Wharton was an American in Paris during the beginning of World War II, when she became a war correspondent, visiting the front lines and volunteering to bring relief to displaced refugees and soldiers fleeing the worst of the war.

Her experience is documented in Fighting France: From Dunkerque to Belport:

A few hotels still carried on a halting life, galvanized by an occasional inrush of travel from Belgium and Germany; but most of them had closed or were being hastily transformed into hospitals.
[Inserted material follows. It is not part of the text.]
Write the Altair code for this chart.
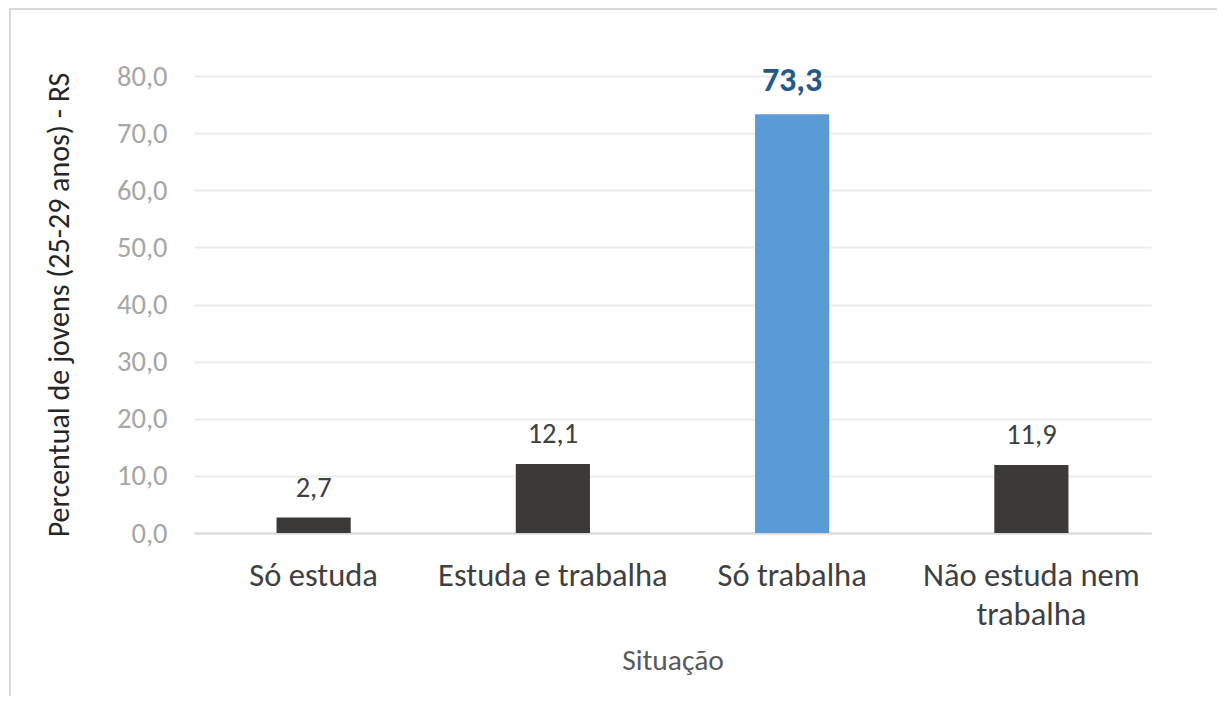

The signs over these hotel doors first disturbed the dreaming harmony of Paris. In a night, as it seemed, the whole city was hung with Red Crosses. Every other building showed the red and white band across its front, with “Ouvroir” or “Hopital” beneath; there was something sinister in these preparations for horrors in which one could not yet believe, in the making of bandages for limbs yet sound and whole, the spreading of pillows for heads yet carried high. But insist as they would on the woe to come, these warning signs did not deeply stir the trance of Paris. The first days of the war were full of a kind of unrealizing confidence, not boastful or fatuous, yet as different as possible from the clear-headed tenacity of purpose that the experience of the next few months was to develop. It is hard to evoke, without seeming to exaggerate it, that the mood of early August: the assurance, the balance, the kind of smiling fatalism with which Paris moved to her task. It is not impossible that the beauty of the season and the silence of the city may have helped to produce this mood. War, the shrieking fury, had announced herself by a great wave of stillness. Never was desert hush more complete: the silence of a street is always so much deeper than the silence of wood or field.